Founded by Revolut product leader Bogdan Uzbekov and soft-launched just six months ago, Apron is already processing millions of pounds of transactions every month, working with hundreds of client companies and thousands of payment recipients.

In their day-to-day lives, users have come to expect delightful, seamless payment experiences. Yet when they start their own business, they’re often shocked to discover the manual, messy and unattractive financial tools they’re forced to rely on.

The pain is particularly marked when it comes to paying suppliers. Companies need to sort invoices, get approvals, reconcile and maintain their books, and keep accountants in the loop. This typically involves a flurry of emails and logins across multiple apps and services, wasting hours of everyone’s time each week. The average UK small business owner spends 5 hours a week paying invoices, and £1.5 trillion flows through this process every year in the UK alone.

Apron’s unique approach is to holistically redesign how payments flow through a network of users. Their powerful, industry-leading platform for SMBs and accountants supports virtually any payment scenario, and layers a user-centric, delightful experience on top. Rather than creating another wallet or replacement piece of software, Apron fits in seamlessly to existing workflows and behaviour. Business owners can sign up to Apron in minutes, and with a few clicks can manage invoices, pay multiple suppliers at once, get fast approvals and automatically reconcile.

‘What providers forget is that the people behind businesses are, well, people – and they want the same quality they’re familiar with in their consumer apps,’ says Bogdan Uzbekov, founder and CEO of Apron. ‘Instead of trying to solve business payments from just one perspective, we create a town square where everyone can come together to move money as smoothly as possible –flipping payments from being a blocker to being a booster.’

Dani Reid and Agnes Potter, friends and founders of the neighbourhood cafe Potter & Reid in Spitalfields, London, were one of Apron’s first customers.
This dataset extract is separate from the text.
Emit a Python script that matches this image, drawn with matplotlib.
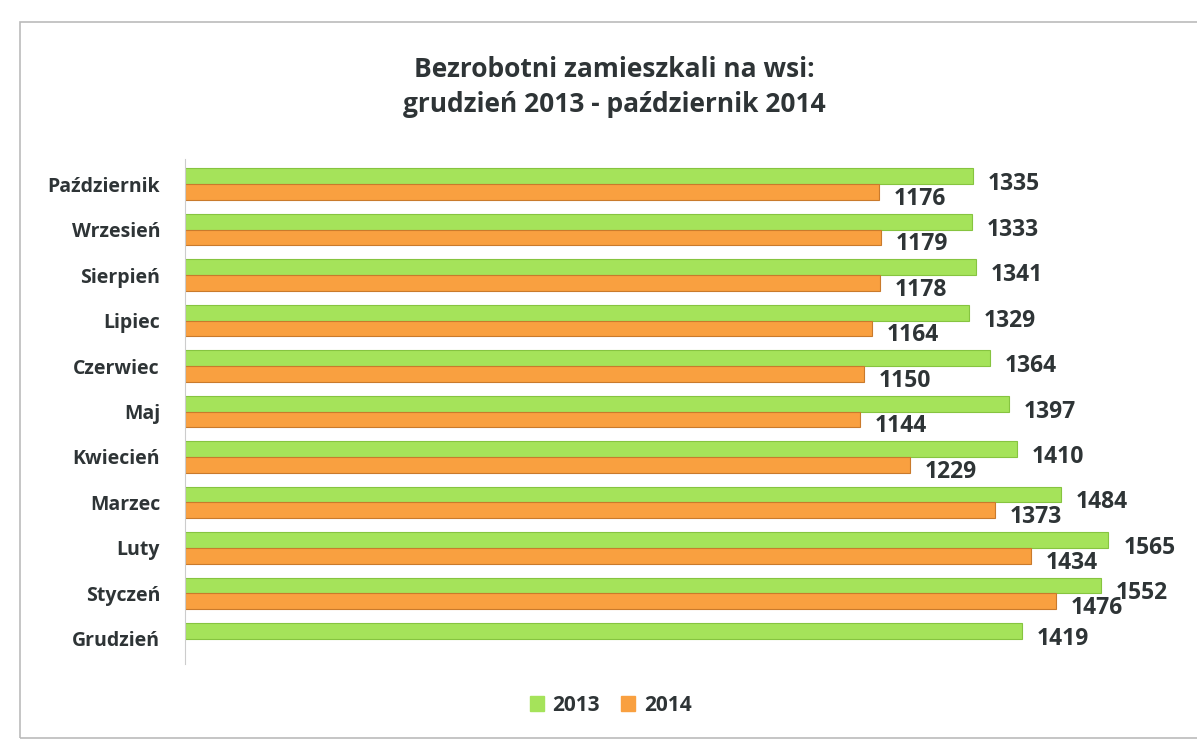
import matplotlib.pyplot as plt
from matplotlib.patches import Rectangle, Patch

plt.rcParams['font.family'] = ['Open Sans', 'DejaVu Sans']

# months from top to bottom, as in the chart
months = ['Październik', 'Wrzesień', 'Sierpień', 'Lipiec', 'Czerwiec', 'Maj',
          'Kwiecień', 'Marzec', 'Luty', 'Styczeń', 'Grudzień']
values_2013 = [1335, 1333, 1341, 1329, 1364, 1397, 1410, 1484, 1565, 1552, 1419]
values_2014 = [1176, 1179, 1178, 1164, 1150, 1144, 1229, 1373, 1434, 1476, None]

green = '#A5E35A'
orange = '#F9A040'
text_col = '#2E3436'

fig = plt.figure(figsize=(11.97, 7.44), dpi=100)

# outer frame of the chart
fig.patches.append(Rectangle((20 / 1197, 6 / 744), 1.2, 716 / 744, transform=fig.transFigure,
                             fill=False, edgecolor='#BBBBBB', linewidth=1.2))

ax = fig.add_axes([185 / 1197, 80 / 744, 1012 / 1197, 505 / 744])

n = len(months)
ypos = [n - 1 - i for i in range(n)]
h = 0.35

for i in range(n):
    y = ypos[i]
    v13 = values_2013[i]
    ax.barh(y + h / 2, v13, height=h, color=green, edgecolor='#86C440', linewidth=0.8)
    ax.text(v13 + 25, y, str(v13), ha='left', va='center', fontsize=16.5,
            fontweight='bold', color=text_col)
    v14 = values_2014[i]
    if v14 is not None:
        ax.barh(y - h / 2, v14, height=h, color=orange, edgecolor='#C97A2C', linewidth=0.8)
        ax.text(v14 + 25, y - 0.32, str(v14), ha='left', va='center', fontsize=16.5,
                fontweight='bold', color=text_col)

ax.set_xlim(0, 1715)
ax.set_ylim(-0.55, n - 0.45)
ax.set_yticks(ypos)
ax.set_yticklabels(months, fontsize=14, fontweight='bold', color=text_col)
ax.tick_params(axis='y', length=0, pad=18)
ax.set_xticks([])
for s in ['top', 'right', 'bottom']:
    ax.spines[s].set_visible(False)
ax.spines['left'].set_color('#CCCCCC')

fig.text(0.513, 0.883, 'Bezrobotni zamieszkali na wsi:\ngrudzień 2013 - październik 2014',
         ha='center', va='center', fontsize=19, fontweight='bold', color=text_col,
         linespacing=1.35)

handles = [Patch(color=green, label='2013'), Patch(color=orange, label='2014')]
fig.legend(handles=handles, loc='center', bbox_to_anchor=(0.51, 0.052), ncol=2,
           frameon=False, prop={'size': 15, 'weight': 'bold'}, handlelength=0.7,
           handleheight=0.7, columnspacing=1.0, handletextpad=0.4, labelcolor=text_col)

fig.savefig('out.png', dpi=100)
The hours they’ve saved with Apron have opened up the space for the pair to expand to new sites and develop their catering business. ‘To a lot of small business owners, accounting is the last thing we’re thinking about,’ they say. ‘We’re thinking about increasing sales to become profitable and striving for this every day.’ They continue: ‘Apron saves time and money, which helps you focus on the bigger picture.’
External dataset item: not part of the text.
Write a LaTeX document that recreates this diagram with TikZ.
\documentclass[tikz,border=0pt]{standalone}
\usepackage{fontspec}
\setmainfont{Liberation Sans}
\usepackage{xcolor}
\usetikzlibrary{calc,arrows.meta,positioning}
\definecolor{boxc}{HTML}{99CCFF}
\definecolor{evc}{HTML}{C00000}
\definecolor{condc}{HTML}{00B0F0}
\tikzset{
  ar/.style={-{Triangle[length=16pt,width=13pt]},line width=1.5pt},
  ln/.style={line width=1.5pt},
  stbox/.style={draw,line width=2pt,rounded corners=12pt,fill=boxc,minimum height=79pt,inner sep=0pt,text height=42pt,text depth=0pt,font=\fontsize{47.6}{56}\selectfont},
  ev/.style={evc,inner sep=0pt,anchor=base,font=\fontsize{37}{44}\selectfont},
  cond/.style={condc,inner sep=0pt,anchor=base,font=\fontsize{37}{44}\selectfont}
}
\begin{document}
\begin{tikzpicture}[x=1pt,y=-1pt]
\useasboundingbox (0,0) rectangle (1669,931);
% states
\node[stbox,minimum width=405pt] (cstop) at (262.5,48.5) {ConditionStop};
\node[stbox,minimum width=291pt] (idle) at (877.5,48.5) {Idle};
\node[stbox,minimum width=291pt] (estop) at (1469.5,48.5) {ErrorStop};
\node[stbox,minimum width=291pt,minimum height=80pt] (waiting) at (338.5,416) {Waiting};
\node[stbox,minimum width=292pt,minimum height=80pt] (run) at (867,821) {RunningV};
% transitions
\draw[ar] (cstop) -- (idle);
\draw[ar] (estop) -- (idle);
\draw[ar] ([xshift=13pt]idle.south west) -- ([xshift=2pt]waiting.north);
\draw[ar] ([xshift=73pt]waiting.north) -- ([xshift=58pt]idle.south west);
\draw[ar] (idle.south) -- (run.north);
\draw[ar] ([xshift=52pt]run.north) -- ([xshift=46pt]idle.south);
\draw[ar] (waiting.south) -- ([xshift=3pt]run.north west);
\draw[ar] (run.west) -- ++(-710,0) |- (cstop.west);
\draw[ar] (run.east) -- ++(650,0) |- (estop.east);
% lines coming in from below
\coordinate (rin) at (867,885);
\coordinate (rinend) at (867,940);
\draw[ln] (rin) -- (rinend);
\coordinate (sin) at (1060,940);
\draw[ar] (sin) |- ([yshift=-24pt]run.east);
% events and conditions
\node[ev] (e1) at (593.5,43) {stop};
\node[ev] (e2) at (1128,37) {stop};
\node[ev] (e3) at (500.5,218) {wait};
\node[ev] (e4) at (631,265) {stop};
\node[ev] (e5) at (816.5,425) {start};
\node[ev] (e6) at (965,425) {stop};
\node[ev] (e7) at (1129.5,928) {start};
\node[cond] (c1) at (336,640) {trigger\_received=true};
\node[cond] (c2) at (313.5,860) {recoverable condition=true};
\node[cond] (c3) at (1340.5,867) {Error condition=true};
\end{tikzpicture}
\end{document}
With the Series A funding, Apron will grow its 20-strong team, which includes talent from Meta, Revolut, Square and Yandex, and significantly expand its offering for accountants – a major sales channel for the product.

Jan Hammer, the Index partner who joins the board, says: ‘The needs of SMBs have been ignored for too long. Bogdan’s team have realized that if you build an amazing product, it will spread organically and at speed. Apron have not just built a technically exceptional back-end payments platform: combined with their unique focus on the product experience, they have the potential to redefine how people pay invoices everywhere.’

Uzbekov is originally from Ukraine and studied Physics and Maths in Moscow and at Imperial in London. He joined Revolut in 2017 and was part of the early team responsible for expanding outside of the UK, ultimately leading the creation of Revolut Bank in Europe. Uzbekov saw the potential behind Apron while working at Square as European Operations lead, where he was surprised by the gap between the consumer and merchant offerings for managing payments.

Uzbekov continues: ‘In consumer electronics, you need to understand the hardware as well as the software – that’s why Apple have been so successful. For Apron, you can think of our payments platform as the hardware, and our carefully designed workflows as the software. We’re not just a slick app, but a critical cog in the business machine that keeps small businesses moving forward.’